Alias, falsi indirizzi e età misteriosa. Così delinquere diventa più facile

«Abitiamo al campo rom di via Monte Bisbino». Quando le acciuffarono dopo che avevano svaligiato la casa del sindaco Beppe Sala, le giovani nomadi non ebbero difficoltà a dare il loro indirizzo: uno degli insediamenti più noti e problematici di Milano.

Peccato che quando le Volanti andarono al campo per cercare la refurtiva, scoprirono che le ragazze lì non avevano mai messo piede. Capire dove vivessero davvero era praticamente impossibile. Solo una botta di fortuna, una telefonata triangolata in diretta con una complice, portò ad arrivare al loro vero domicilio: una bella villa, non una roulotte o una baracca, in cui erano imboscati borsette, gioielli, orologi, telefoni. I proventi di una intensa attività di svuotamento di abitazioni.

Ed è questo il film che va in onda tutte le volte in cui una indagine penale porta a scavare nell’universo del nomadismo: un universo a parte, dove dati banali – nomi, cognomi, anni e luoghi di nascita – si perdono nella vaghezza e svaniscono in sfilze di alias, di consonanti che vanno e vengono e fanno impazzire i computer. Individuare i colpevoli o anche i semplici sospettati diventa così una fatica di Sisifo. Ne sanno qualcosa gli investigatori della Mobile di Roma che l’anno scorso dovettero scavare nell’orrore della baraccopoli di via Salviati, dove tre sorelle rom erano state bruciate vive nel loro camper da altri rom: e ricostruire passo per passo la faida di odi e di affari tra gli Halilovic e i Seferovic, accoppiando a ogni nome e soprannome un nome certo, un ruolo, un posto di vita, richiese settimane.

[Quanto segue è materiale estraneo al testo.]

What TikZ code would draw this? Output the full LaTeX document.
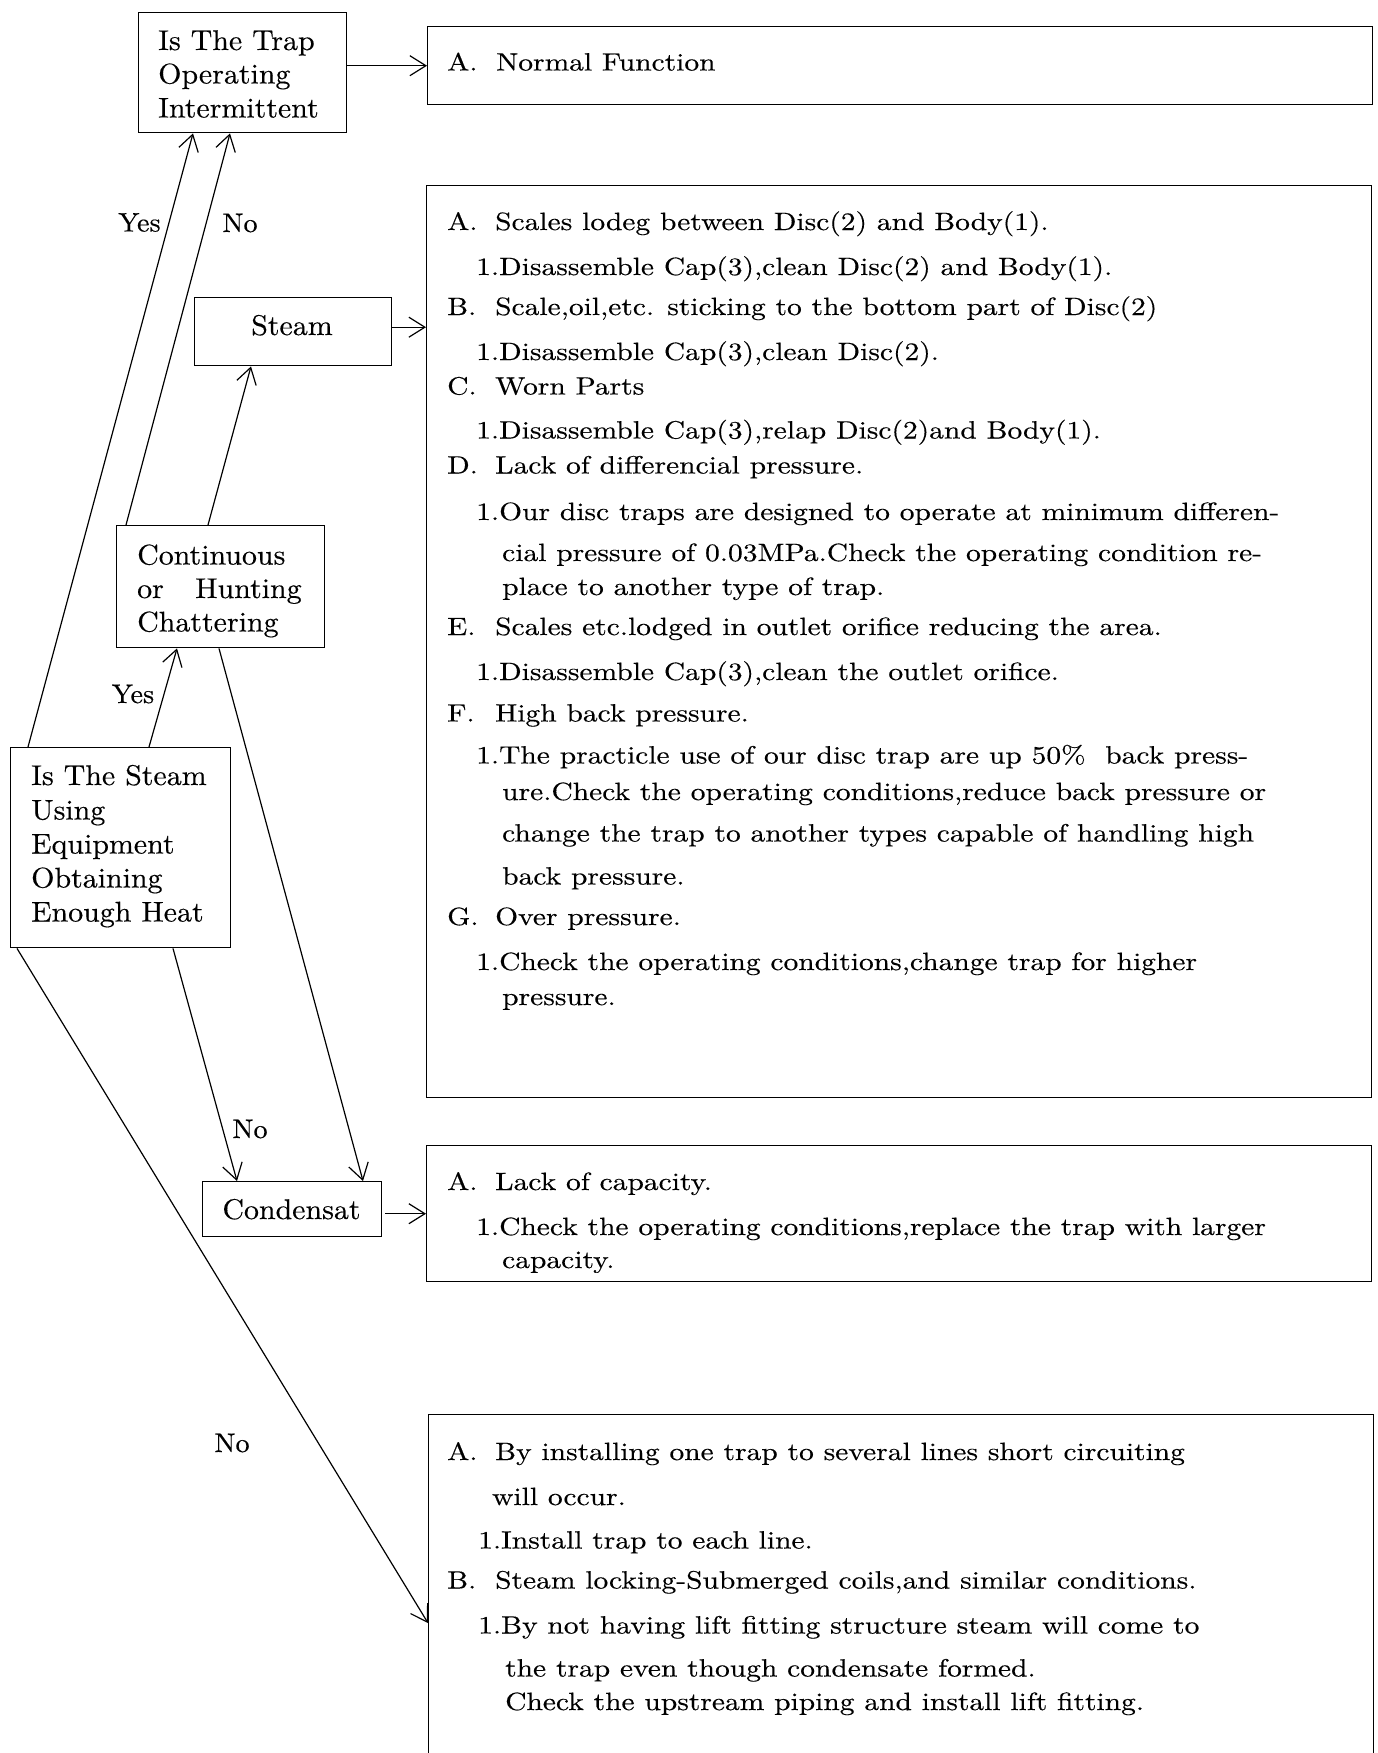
\documentclass[tikz,border=0pt]{standalone}
\usepackage{fontspec}
\newfontfamily\widefont{lmroman10-regular.otf}[FakeStretch=1.18,FakeBold=0.3]
\newfontfamily\boxfont{lmroman10-regular.otf}[FakeStretch=1.05,FakeBold=0.3]
\usetikzlibrary{arrows.meta,calc}
\begin{document}
\begin{tikzpicture}[x=1pt,y=-1pt,
  box/.style={draw, line width=1.4pt, rectangle, inner sep=0pt, anchor=north west},
  conn/.style={line width=1.2pt, -{Straight Barb[length=16pt,width=20pt,line width=1.2pt]}},
  rt/.style={anchor=base west, inner sep=0pt, font=\widefont\fontsize{25}{30}\selectfont},
  lt/.style={anchor=base west, inner sep=0pt, font=\boxfont\fontsize{28.5}{33}\selectfont},
  lab/.style={anchor=center, inner sep=0pt, font=\boxfont\fontsize{26.8}{31}\selectfont},
]
\useasboundingbox (0,0) rectangle (1378,1753);
\clip (0,0) rectangle (1378,1753);

% boxes
\node[box, minimum width=208pt, minimum height=120pt] (trap) at (138,12) {};
\node[box, minimum width=945pt, minimum height=78pt] (normal) at (427,26) {};
\node[box, minimum width=197pt, minimum height=68pt] (steam) at (194,297) {};
\node[box, minimum width=945pt, minimum height=912pt] (bigsteam) at (426,185) {};
\node[box, minimum width=208pt, minimum height=122pt] (cont) at (116,525) {};
\node[box, minimum width=220pt, minimum height=200pt] (usedeq) at (10,747) {};
\node[box, minimum width=179pt, minimum height=55pt] (cond) at (202,1181) {};
\node[box, minimum width=945pt, minimum height=136pt] (bigcond) at (426,1145) {};
\node[box, minimum width=945pt, minimum height=420pt] (bigno) at (428,1414) {};

% left box texts
\node[lt] (trapA) at (158,50) {Is The Trap};
\node[lt] (trapB) at (158,83.5) {Operating};
\node[lt] (trapC) at (158,117.5) {Intermittent};
\node[lt, anchor=base] (steamT) at (292,335) {Steam};
\node[lt] (c1) at (137,564.5) {Continuous};
\node[lt] (c2) at (137,598) {\makebox[58pt][l]{or}Hunting};
\node[lt] (c3) at (137,631.5) {Chattering};
\node[lt] (u1) at (31,785) {Is The Steam};
\node[lt] (u2) at (31,819.5) {Using};
\node[lt] (u3) at (31,853.5) {Equipment};
\node[lt] (u4) at (31,887.5) {Obtaining};
\node[lt] (u5) at (31,921.5) {Enough Heat};
\node[lt, anchor=base] (condT) at (291.5,1219) {Condensat};

% labels
\node[lab] (yes1) at (139.5,222.5) {Yes};
\node[lab] (no1) at (240,223) {No};
\node[lab] (yes2) at (133,694) {Yes};
\node[lab] (no2) at (250,1129) {No};
\node[lab] (no3) at (232,1443) {No};

% normal function
\node[rt] (nf1) at (447,70.5) {\makebox[49pt][l]{A.}Normal Function};

% steam causes
\node[rt] (s1) at (447,230) {\makebox[48pt][l]{A.}Scales lodeg between Disc(2) and Body(1).};
\node[rt] (s2) at (476,275) {1.Disassemble Cap(3),clean Disc(2) and Body(1).};
\node[rt] (s3) at (447,315) {\makebox[48pt][l]{B.}Scale,oil,etc. sticking to the bottom part of Disc(2)};
\node[rt] (s4) at (476,360) {1.Disassemble Cap(3),clean Disc(2).};
\node[rt] (s5) at (447,394.5) {\makebox[48pt][l]{C.}Worn Parts};
\node[rt] (s6) at (476,438.5) {1.Disassemble Cap(3),relap Disc(2)and Body(1).};
\node[rt] (s7) at (447,473.5) {\makebox[48pt][l]{D.}Lack of differencial pressure.};
\node[rt] (s8) at (476,520) {1.Our disc traps are designed to operate at minimum differen-};
\node[rt] (s9) at (502,561) {cial pressure of 0.03MPa.Check the operating condition re-};
\node[rt] (s10) at (502,595) {place to another type of trap.};
\node[rt] (s11) at (447,635) {\makebox[48pt][l]{E.}Scales etc.lodged in outlet orifice reducing the area.};
\node[rt] (s12) at (476,680) {1.Disassemble Cap(3),clean the outlet orifice.};
\node[rt] (s13) at (447,721.5) {\makebox[48pt][l]{F.}High back pressure.};
\node[rt] (s14) at (476,763.5) {1.The practicle use of our disc trap are up 50\%\ \ back press-};
\node[rt] (s15) at (502,800) {ure.Check the operating conditions,reduce back pressure or};
\node[rt] (s16) at (502,841.5) {change the trap to another types capable of handling high};
\node[rt] (s17) at (502,884.5) {back pressure.};
\node[rt] (s18) at (447,925) {\makebox[48pt][l]{G.}Over pressure.};
\node[rt] (s19) at (476,970) {1.Check the operating conditions,change trap for higher};
\node[rt] (s20) at (502,1005) {pressure.};

% condensate causes
\node[rt] (k1) at (447,1190) {\makebox[48pt][l]{A.}Lack of capacity.};
\node[rt] (k2) at (476,1235) {1.Check the operating conditions,replace the trap with larger};
\begin{scope}
\clip (bigcond.north west) rectangle ($(bigcond.south east)+(0,-10)$);
\node[rt] (k3) at (502,1268) {capacity.};
\end{scope}

% not enough heat causes
\node[rt] (n1) at (447,1460) {\makebox[48pt][l]{A.}By installing one trap to several lines short circuiting};
\node[rt] (n2) at (492,1505) {will occur.};
\node[rt] (n3) at (478,1548.5) {1.Install trap to each line.};
\node[rt] (n4) at (447,1588.5) {\makebox[48pt][l]{B.}Steam locking-Submerged coils,and similar conditions.};
\node[rt] (n5) at (478,1633.5) {1.By not having lift fitting structure steam will come to};
\node[rt] (n6) at (505,1676.5) {the trap even though condensate formed.};
\node[rt] (n7) at (505,1710) {Check the upstream piping and install lift fitting.};

% connectors
\draw[conn] (trap.east |- normal.west) -- (normal.west);
\draw[conn] ($(usedeq.north west)+(18,0)$) -- ($(trap.south west)+(55,0)$);
\draw[conn] ($(cont.north west)+(10,0)$) -- ($(trap.south west)+(92,0)$);
\draw[conn] ($(cont.north west)+(92,0)$) -- ($(steam.south west)+(57,0)$);
\draw[conn] ($(steam.east)+(0,-4.5)$) -- ($(steam.east -| bigsteam.west)+(0,-4.5)$);
\draw[conn] ($(usedeq.north west)+(139,0)$) -- ($(cont.south west)+(61,0)$);
\draw[conn] ($(usedeq.south west)+(163,0)$) -- ($(cond.north west)+(35,0)$);
\draw[conn] ($(cont.south west)+(103,0)$) -- ($(cond.north west)+(161,0)$);
\draw[conn, shorten <=3pt] ($(cond.east)+(0,4.5)$) -- ($(cond.east -| bigcond.west)+(0,4.5)$);
\draw[conn] ($(usedeq.south west)+(7,0)$) -- ($(bigno.north west)+(0,209)$);
\end{tikzpicture}
\end{document}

Il problema è che fin dall’inizio, dalla nascita, sopratutto se avviene all’estero, i rom non vengono registrati. E se nascono in un ospedale pubblico italiano, quello è il loro primo e ultimo contatto col mondo dell’anagrafe. La prima conseguenza, in ordine di tempo, è un’evasione drammatica dell’obbligo scolastico. La seconda è l’ingresso nell’area della marginalità e della devianza di migliaia di giovani sostanzialmente non rintracciabili e non identificabili. Un dato cruciale come l’esatta data di nascita, che determina anche le soglie di imputabilità, è spesso aleatorio. Quando un vigile urbano a Milano venne travolto e ucciso da due rom, per capire se l’autore del delitto fosse davvero minorenne fu necessario del bello e del buono. E i carceri minorili di tutta Italia pullulano di detenuti di origine nomade la cui età effettiva è assai vaga.

Ma il vero problema, in assenza di un censimento della popolazione nomade, è la mancanza di un data base paragonabile a quello della popolazione italiana, da utilizzare per dare la caccia ai responsabili di reati. Le forze dell’ordine lo sanno, e rimediano a modo loro con blitz periodici che, con un pretesto qualunque, puntano a catalogare gli ospiti dei centri, per sapere dove andarli a beccare in caso di guai: è successo nei giorni scorsi sia a Merano che nel Bergamasco. Ma sono fotografie parziali e destinate a ingiallire presto, in assenza di un piano nazionale.

La nebbia è così fitta che a volte diventa difficile anche identificare i morti: come accadde per il ladro che nel 2015 venne ucciso da un benzinaio vicentino, e che rimase per un giorno intero senza nome. Ma il vero rompicapo è orientarsi nelle composizioni delle famiglie, nei rapporti tra clan che spesso degenerano in faide violente, come quella che nell’agosto scorso a Trescore Balneario portò due gruppi di rom a affrontarsi a revolverate in un parcheggio, e piovevano proiettili 9×21 come nel Far West; o quella che nei giorni scorsi a Firenze ha scatenato l’inseguimento costato la vita a un giovane uomo in motorino. In assenza di una anagrafe, orientarsi in queste dinamiche è quasi impossibile. E forse anche la celebre fuga di Igor il Russo sarebbe finita prima se i complici di cui godeva l’appoggio nei campi nomadi di Berra, a ridosso del Po, avessero avuto nome e cognome.